NEW YORK – Thermo Fisher Scientific said today that it is collaborating with physicians and scientists at Cedars-Sinai, a nonprofit academic healthcare organization based in Los Angeles, to develop liquid chromatography mass spectrometry workflows for clinical research.
"New LC-MS-based methods will be developed to deliver high quality and confident results regardless of user expertise and experience for laboratories seeking to identify novel biomarkers and monitor biotherapeutics, ultimately helping clinical research teams track and improve outcomes," said Bradley Hart, senior director of clinical marketing, chromatography, and mass spectrometry at Thermo Fisher, in a statement.
"The goal is to develop advanced LC-MS-based workflows for the untargeted screening and targeted quantitation of protein-based biomarkers for critical disease states, which hold the potential to benefit not only our own patients, but also the wider clinical community," said Jennifer Van Eyk, principal investigator for research and director of the Advanced Clinical Biosystems Institute in the Department of Biomedical Sciences at Cedars-Sinai, in a statement.

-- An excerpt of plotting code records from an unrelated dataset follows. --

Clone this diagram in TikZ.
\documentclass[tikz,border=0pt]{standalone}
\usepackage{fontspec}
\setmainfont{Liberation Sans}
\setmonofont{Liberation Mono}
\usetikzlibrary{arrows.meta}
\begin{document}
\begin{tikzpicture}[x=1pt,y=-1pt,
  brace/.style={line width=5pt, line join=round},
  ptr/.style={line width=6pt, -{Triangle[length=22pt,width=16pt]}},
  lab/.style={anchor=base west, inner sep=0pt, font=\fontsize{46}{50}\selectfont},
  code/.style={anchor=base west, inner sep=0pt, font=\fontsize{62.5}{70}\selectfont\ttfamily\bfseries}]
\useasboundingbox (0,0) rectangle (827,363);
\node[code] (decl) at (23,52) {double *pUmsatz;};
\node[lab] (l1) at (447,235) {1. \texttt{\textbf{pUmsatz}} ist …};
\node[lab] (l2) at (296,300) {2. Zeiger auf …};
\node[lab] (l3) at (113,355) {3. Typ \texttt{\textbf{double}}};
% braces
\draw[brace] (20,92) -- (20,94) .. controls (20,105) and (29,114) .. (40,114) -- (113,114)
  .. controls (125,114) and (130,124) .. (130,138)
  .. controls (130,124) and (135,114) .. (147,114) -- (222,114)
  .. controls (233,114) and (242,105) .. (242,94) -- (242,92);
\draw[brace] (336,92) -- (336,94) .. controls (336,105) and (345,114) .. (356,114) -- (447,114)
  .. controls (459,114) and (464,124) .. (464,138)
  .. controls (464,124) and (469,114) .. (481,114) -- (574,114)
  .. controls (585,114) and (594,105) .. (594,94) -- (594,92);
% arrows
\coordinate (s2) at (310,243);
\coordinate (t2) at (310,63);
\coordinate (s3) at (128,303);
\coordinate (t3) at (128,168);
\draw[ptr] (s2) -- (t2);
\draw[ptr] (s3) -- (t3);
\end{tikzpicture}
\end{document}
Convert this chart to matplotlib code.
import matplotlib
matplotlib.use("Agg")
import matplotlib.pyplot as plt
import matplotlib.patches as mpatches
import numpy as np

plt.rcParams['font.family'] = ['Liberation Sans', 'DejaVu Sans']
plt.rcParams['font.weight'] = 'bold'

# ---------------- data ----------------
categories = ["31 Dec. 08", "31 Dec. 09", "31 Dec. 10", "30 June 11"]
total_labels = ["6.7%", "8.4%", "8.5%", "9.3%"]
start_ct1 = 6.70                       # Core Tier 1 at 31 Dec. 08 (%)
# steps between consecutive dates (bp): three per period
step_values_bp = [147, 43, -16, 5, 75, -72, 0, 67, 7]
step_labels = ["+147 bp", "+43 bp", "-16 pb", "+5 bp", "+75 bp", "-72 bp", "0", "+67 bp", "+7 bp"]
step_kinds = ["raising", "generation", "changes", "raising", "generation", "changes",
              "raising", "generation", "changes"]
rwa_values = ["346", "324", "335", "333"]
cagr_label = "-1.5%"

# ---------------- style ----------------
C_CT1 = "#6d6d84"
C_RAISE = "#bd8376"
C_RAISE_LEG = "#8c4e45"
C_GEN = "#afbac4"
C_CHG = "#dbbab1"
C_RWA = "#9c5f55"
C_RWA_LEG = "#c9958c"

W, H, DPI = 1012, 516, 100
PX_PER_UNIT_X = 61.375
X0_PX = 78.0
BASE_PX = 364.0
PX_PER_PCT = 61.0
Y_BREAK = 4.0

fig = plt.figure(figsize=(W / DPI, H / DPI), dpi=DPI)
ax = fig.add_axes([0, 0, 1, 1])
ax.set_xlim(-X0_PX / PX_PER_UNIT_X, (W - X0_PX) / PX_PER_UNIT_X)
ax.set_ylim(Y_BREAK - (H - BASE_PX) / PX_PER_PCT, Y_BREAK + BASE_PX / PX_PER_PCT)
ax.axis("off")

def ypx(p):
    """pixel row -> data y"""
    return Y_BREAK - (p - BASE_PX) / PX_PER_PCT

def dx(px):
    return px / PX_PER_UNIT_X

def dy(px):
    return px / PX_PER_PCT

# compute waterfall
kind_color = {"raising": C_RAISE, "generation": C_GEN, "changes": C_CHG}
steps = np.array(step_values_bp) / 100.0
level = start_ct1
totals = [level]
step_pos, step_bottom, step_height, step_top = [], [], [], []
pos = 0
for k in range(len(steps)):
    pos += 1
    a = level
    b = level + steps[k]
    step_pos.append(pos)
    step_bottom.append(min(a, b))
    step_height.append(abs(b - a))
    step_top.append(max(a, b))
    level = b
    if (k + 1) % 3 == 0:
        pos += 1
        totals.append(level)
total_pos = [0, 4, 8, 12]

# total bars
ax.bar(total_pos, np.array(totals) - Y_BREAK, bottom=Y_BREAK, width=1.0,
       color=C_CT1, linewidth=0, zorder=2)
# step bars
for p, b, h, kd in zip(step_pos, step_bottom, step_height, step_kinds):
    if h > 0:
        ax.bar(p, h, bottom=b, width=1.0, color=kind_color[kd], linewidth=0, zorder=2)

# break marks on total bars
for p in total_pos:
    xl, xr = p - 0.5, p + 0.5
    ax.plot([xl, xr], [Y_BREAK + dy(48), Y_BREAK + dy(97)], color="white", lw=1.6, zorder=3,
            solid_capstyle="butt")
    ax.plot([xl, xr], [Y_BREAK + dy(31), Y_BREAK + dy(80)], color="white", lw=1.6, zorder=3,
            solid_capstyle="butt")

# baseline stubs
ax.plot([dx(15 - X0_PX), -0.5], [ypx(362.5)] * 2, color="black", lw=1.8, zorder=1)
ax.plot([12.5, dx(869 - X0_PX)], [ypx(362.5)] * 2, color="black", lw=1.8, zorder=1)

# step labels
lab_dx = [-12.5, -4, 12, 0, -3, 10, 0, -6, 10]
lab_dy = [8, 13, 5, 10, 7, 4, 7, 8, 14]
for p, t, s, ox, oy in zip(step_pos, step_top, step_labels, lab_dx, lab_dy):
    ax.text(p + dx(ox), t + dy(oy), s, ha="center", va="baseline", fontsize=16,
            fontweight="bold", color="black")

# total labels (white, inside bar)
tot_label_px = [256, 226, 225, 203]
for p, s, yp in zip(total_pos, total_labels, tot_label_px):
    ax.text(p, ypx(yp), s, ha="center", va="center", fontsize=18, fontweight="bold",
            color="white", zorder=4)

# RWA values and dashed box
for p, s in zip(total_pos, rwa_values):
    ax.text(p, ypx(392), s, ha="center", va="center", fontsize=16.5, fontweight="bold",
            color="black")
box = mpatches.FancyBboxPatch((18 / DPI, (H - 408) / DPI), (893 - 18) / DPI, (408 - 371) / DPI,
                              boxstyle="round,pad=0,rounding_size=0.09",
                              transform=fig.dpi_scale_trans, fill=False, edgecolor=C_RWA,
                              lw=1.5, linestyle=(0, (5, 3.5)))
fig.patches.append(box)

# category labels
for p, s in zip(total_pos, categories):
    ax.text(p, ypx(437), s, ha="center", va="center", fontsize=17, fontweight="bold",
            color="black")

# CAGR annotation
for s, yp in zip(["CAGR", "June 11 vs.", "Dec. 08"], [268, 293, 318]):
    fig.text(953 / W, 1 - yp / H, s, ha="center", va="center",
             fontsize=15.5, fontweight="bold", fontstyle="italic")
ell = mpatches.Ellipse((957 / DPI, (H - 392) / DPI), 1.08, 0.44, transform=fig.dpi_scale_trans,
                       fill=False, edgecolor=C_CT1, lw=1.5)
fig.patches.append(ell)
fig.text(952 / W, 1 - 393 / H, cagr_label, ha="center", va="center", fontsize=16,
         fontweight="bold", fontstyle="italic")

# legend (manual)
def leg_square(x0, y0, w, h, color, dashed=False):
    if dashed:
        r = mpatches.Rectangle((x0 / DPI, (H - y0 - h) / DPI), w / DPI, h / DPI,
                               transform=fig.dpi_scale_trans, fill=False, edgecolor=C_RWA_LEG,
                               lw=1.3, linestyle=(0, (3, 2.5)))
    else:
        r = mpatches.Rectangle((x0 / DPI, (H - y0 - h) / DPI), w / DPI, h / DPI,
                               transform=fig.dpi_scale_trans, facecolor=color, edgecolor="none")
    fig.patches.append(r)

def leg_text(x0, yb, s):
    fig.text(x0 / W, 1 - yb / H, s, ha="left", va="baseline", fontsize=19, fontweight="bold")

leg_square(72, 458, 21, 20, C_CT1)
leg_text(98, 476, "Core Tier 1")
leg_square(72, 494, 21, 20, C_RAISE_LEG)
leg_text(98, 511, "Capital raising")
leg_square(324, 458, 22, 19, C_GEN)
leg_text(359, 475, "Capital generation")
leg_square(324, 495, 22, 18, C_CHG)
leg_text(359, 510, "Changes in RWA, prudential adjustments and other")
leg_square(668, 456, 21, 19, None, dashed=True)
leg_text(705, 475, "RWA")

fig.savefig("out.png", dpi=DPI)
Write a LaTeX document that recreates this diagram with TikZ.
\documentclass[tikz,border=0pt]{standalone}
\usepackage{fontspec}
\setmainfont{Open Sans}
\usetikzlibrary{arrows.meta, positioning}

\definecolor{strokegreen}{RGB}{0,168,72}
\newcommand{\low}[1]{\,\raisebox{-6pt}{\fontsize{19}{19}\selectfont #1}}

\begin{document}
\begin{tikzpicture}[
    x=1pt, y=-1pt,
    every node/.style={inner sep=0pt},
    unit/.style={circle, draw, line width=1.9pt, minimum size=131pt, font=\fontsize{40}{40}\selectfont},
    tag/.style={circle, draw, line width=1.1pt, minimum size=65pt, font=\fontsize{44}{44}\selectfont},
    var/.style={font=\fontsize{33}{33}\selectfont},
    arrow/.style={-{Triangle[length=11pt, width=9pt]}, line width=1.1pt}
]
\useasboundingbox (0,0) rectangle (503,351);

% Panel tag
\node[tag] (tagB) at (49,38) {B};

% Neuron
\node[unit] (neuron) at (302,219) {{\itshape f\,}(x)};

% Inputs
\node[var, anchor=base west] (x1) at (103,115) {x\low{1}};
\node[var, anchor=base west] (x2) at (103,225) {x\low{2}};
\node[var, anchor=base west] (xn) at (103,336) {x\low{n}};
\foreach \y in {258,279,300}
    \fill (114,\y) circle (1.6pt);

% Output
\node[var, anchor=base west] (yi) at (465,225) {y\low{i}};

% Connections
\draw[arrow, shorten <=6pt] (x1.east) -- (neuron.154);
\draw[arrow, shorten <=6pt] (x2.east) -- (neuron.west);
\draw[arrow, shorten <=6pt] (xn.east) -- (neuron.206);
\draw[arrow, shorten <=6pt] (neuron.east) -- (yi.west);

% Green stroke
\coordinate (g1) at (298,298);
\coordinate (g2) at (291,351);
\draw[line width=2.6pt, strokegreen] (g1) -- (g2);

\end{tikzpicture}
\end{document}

Specifically, the partners plan to develop data acquisition strategies for global plasma protein profiling and peptide selective reaction monitoring (SRM) assays for the analysis of plasma with our without enrichment; to optimize quantitative intact protein analysis methods for plasma using Thermo Scientific Q Exactive Orbitrap mass spec technology; and to assess targeted protein workflows with Thermo Fisher's new triple quadrupole mass spectrometers for large quantitation assays within a CLIA environment.